We still don’t know much about the attacks that crippled Colonial Pipeline. But we do know a lot about Darkside, the ransomware group that is responsible for it, what weaknesses they exploit, and how defenders can keep them at bay.
The Federal Bureau of Investigation (FBI) on Monday confirmed reports that the Darkside ransomware is responsible for the disruption at Colonial, which has halted delivery of oil and gas from the U.S. Gulf Coast refineries to the Northeast of the country. The attribution followed public reports, citing unnamed sources that pointed to the group. The Bureau said it continues to work with the company on the investigation. CISA, the government’s lead cybersecurity agency, is also playing a role in the government’s response, though controversy has erupted over delays in CISA learning about the incident and Colonial’s failure to involve that agency directly.
Darkside is Ransomware-as-a-Corporation
What do we know about Darkside? The ransomware-for-hire gang first announced itself, via a press release, in August 2020 and appears to operate out of Russia or one of the former Soviet bloc countries. (For example, Darkside operators participate in Russian language cybercrime forums. Also, analysis of the Darkside ransomware shows that it filters for computers configured to use Russian and does not infect them.)
The group made headlines for its “corporate” approach to the ransom business, which some have dubbed “Ransomware as a Corporation.” That includes an affiliate business model built around Darkside’s malware and substantial support infrastructure and public facing promotional efforts aimed at the cyber underground and the broader public: press releases, ransoms calibrated to the wealth of its victims and Robin-Hood like promises to donate criminal proceeds to charity and to steer clear of attacking schools and hospitals.

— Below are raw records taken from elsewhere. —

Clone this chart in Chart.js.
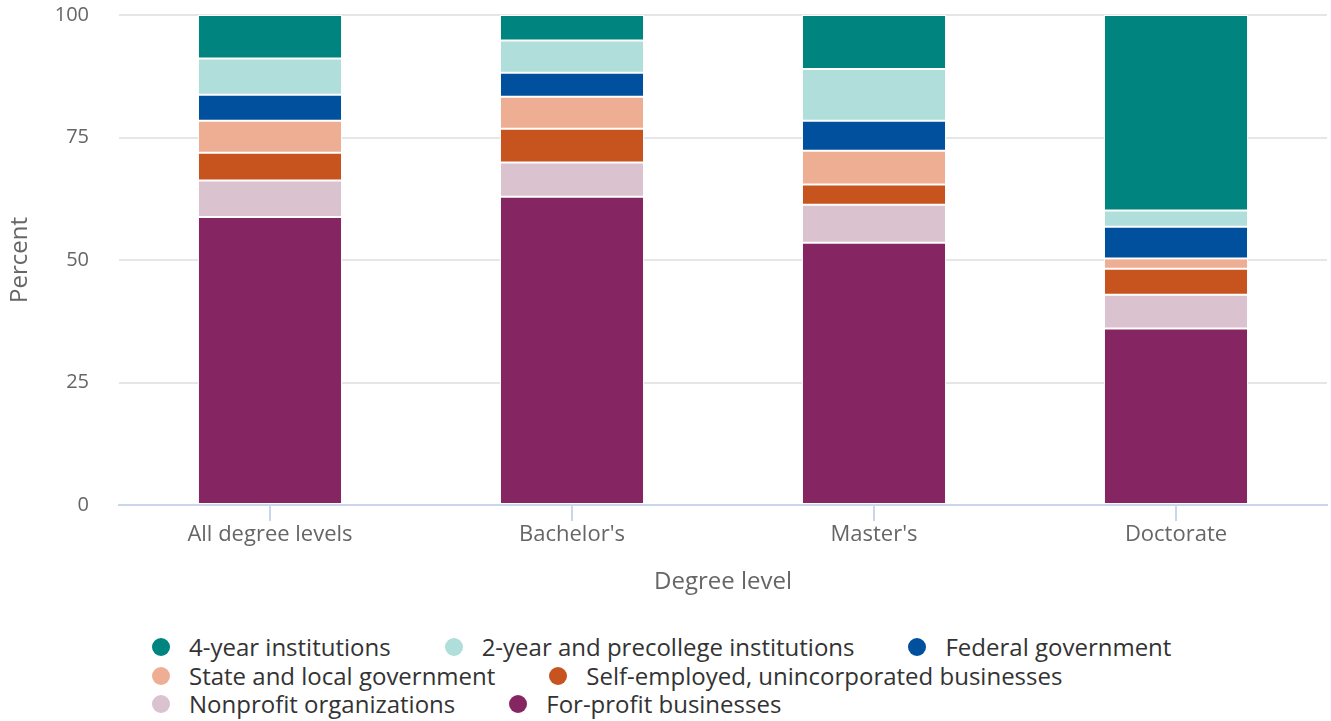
<!DOCTYPE html>
<html>
<head>
<meta charset="utf-8">
<script src="https://cdn.jsdelivr.net/npm/chart.js@4"></script>
<style>
  html, body { margin: 0; padding: 0; background: #fff; }
  #wrap { position: relative; width: 1331px; height: 721px; overflow: hidden; }
  #chartBox { position: absolute; left: 0; top: -27px; width: 1331px; height: 637px; }
  #legend { position: absolute; left: 152px; top: 633px; width: 1120px; display: flex; flex-wrap: wrap;
            font-family: "Open Sans", sans-serif; font-size: 24px; color: #333; line-height: 28.5px; }
  .item { display: flex; align-items: center; margin-right: 54px; white-space: nowrap; }
  .dot { width: 18px; height: 18px; border-radius: 50%; margin-right: 19px; flex: none; }
</style>
</head>
<body>
<div id="wrap">
  <div id="chartBox"><canvas id="c"></canvas></div>
  <div id="legend"></div>
</div>
<script>
const categories = ["All degree levels", "Bachelor's", "Master's", "Doctorate"];
const yTicks = [0, 25, 50, 75, 100];

const forProfit   = [58.8, 62.9, 53.5, 36.0];
const nonprofit   = [7.4, 7.0, 7.8, 6.9];
const selfEmployed= [5.7, 6.9, 4.1, 5.3];
const stateLocal  = [6.5, 6.5, 6.9, 2.1];
const federal     = [5.3, 4.9, 6.1, 6.5];
const twoYear     = [7.4, 6.6, 10.6, 3.3];
const fourYear    = [8.9, 5.2, 11.0, 39.9];

const seriesNames = ["For-profit businesses", "Nonprofit organizations", "Self-employed, unincorporated businesses",
  "State and local government", "Federal government", "2-year and precollege institutions", "4-year institutions"];
const seriesValues = [forProfit, nonprofit, selfEmployed, stateLocal, federal, twoYear, fourYear];
const seriesColors = ["#852663", "#dbc2cf", "#c7531f", "#edae93", "#00509d", "#b0dedb", "#008480"];

const datasets = seriesNames.map((n, i) => ({
  label: n,
  data: seriesValues[i],
  backgroundColor: seriesColors[i],
  borderColor: "#ffffff",
  borderWidth: 1,
  borderSkipped: false,
  barPercentage: 0.477,
  categoryPercentage: 1.0
}));

const font = "'Open Sans', sans-serif";

new Chart(document.getElementById('c'), {
  type: 'bar',
  data: { labels: categories, datasets },
  options: {
    responsive: true,
    maintainAspectRatio: false,
    animation: false,
    layout: { padding: { top: 0, right: 4, left: 0, bottom: 0 } },
    plugins: { legend: { display: false }, tooltip: { enabled: false } },
    scales: {
      x: {
        stacked: true,
        afterFit: s => { s.height = 105; },
        grid: { display: true, offset: false, drawOnChartArea: false, drawTicks: true, tickLength: 16, color: '#ccd6eb', lineWidth: 2 },
        border: { display: true, color: '#ccd6eb', width: 2 },
        ticks: { color: '#666', font: { family: font, size: 22 }, padding: 1, maxRotation: 0 },
        title: { display: true, text: 'Degree level', color: '#666', font: { family: font, size: 24 }, padding: { top: 0, bottom: 13 } }
      },
      y: {
        stacked: true,
        min: 0, max: 100,
        afterFit: s => { s.width = 119; },
        afterBuildTicks: s => { s.ticks = yTicks.map(v => ({ value: v })); },
        grid: { color: '#e6e6e6', lineWidth: 2, drawTicks: false },
        border: { display: false },
        ticks: { color: '#666', font: { family: font, size: 20 }, padding: 30 },
        title: { display: true, text: 'Percent', color: '#666', font: { family: font, size: 24 }, padding: { top: 6, bottom: 0 } }
      }
    }
  }
});

const legend = document.getElementById('legend');
for (let i = seriesNames.length - 1; i >= 0; i--) {
  const it = document.createElement('div');
  it.className = 'item';
  const d = document.createElement('span');
  d.className = 'dot';
  d.style.background = seriesColors[i];
  const t = document.createElement('span');
  t.textContent = seriesNames[i];
  it.appendChild(d); it.appendChild(t);
  legend.appendChild(it);
}
</script>
</body>
</html>
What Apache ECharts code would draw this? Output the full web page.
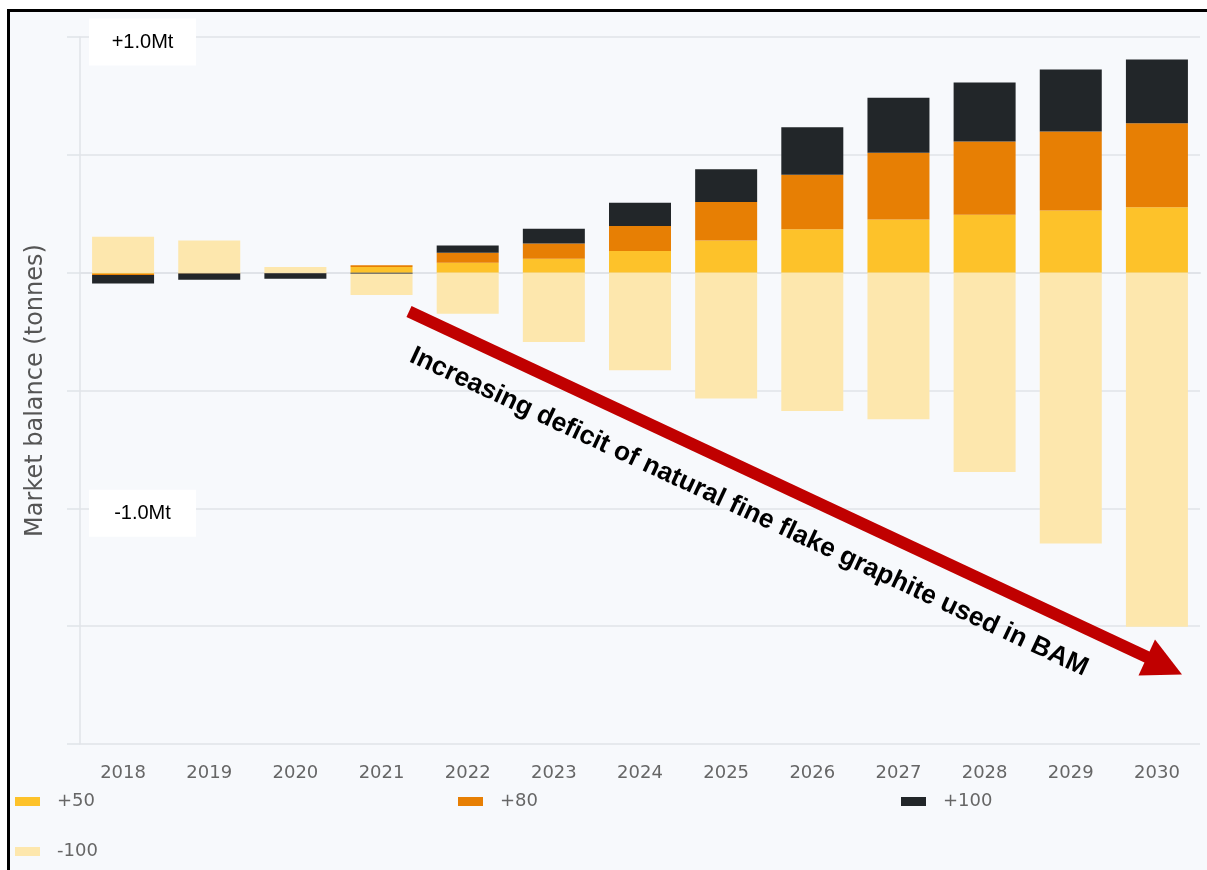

For Defenders: More of the Same
From a defender’s point of view, however, Darkside is more of the same when compared against other prominent ransomware as a service operations like Maze. Analysis by security experts, for example, suggest that the Darkside code shares some features with the REvil and GandCrab ransomware. Also, prior research by security firms such as Varonis and Cybereason paint Darkside as a typical ransomware-as-a-service (RaaS) operation with an interest in wealthy firms and a well-defined attack playbook. That includes concerted efforts to avoid detection via “live off the land” techniques and efforts to compromise domain controllers within compromised environments.
Darkside’s initial attack vectors for organizations are also nothing new. Varonis notes that the Darkside group targets vulnerable, public facing servers, enabling remote desktop protocol (RDP) for long-term access. Darkside criminals were also seen leveraging compromised contractor accounts and Virtual Desktop Infrastructure (VDI) which has grown more common as COVID has prompted millions of employees to work from home. RDP running over Port 443 and, often, Cobalt Strike are used to facilitate command and control (C2) to the compromised environment.
The group also makes use of common dual-use and post-exploitation tools like advanced_ip_scanner.exe, psexec, and Mimikatz, according to Varonis. Once again: Critical Control Infrastructure like Active Directory is the target. Varonis notes that Darkside grabs Kerberos ticket requests and NTLM connections from initially compromised hosts to gain access to additional systems and accounts. The Active Directory reconnaissance tool ADRecon.ps1 is then used to gather detailed information about users, groups, and privileges. (Read our post Worried About Human Operated Ransomware? Stop Using NTLM, Start Validating Kerberos for more on the link between successful ransomware campaigns and the use of the aging and insecure NTLM protocol.)
A Human-Operated Ransomware Playbook
Large point headlines aside, Darkside is a classic example of sophisticated, human-directed ransomware at work. These campaigns use purpose-built open-source tools to perform automated exploitation and credential extraction. More subtle, human-directed operations leverage that access to move laterally, elevating privileges and expanding access to sensitive assets such as domain controllers.
Typically, these groups persist on compromised networks by creating new accounts in sensitive groups, scheduling tasks, and/or registering new services. In addition to the deployment of encrypting ransomware, data stolen from the victim organization is posted on so-called “dox” websites to increase leverage on target organizations - a so-called “double extortion” campaign.
The Colonial Pipeline attack may seem like a drastic escalation of the ransomware problem, but it is really another data point in a long running campaign of targeted, human-directed campaigns. The message for companies worried that they might be the next Colonial is simple enough: limit the exposure of employees, contractors and external facing assets to stem initial incursions. Guidance from the OT-ISAC encourages firms to monitor for attacks on privilege accounts including lockout after a specified number of failed attempts and to note login attempts and monitor for suspicious account behavior. Finally: secure critical controls infrastructure including Active Directory and Kerberos which are the focus of attackers once they’re inside.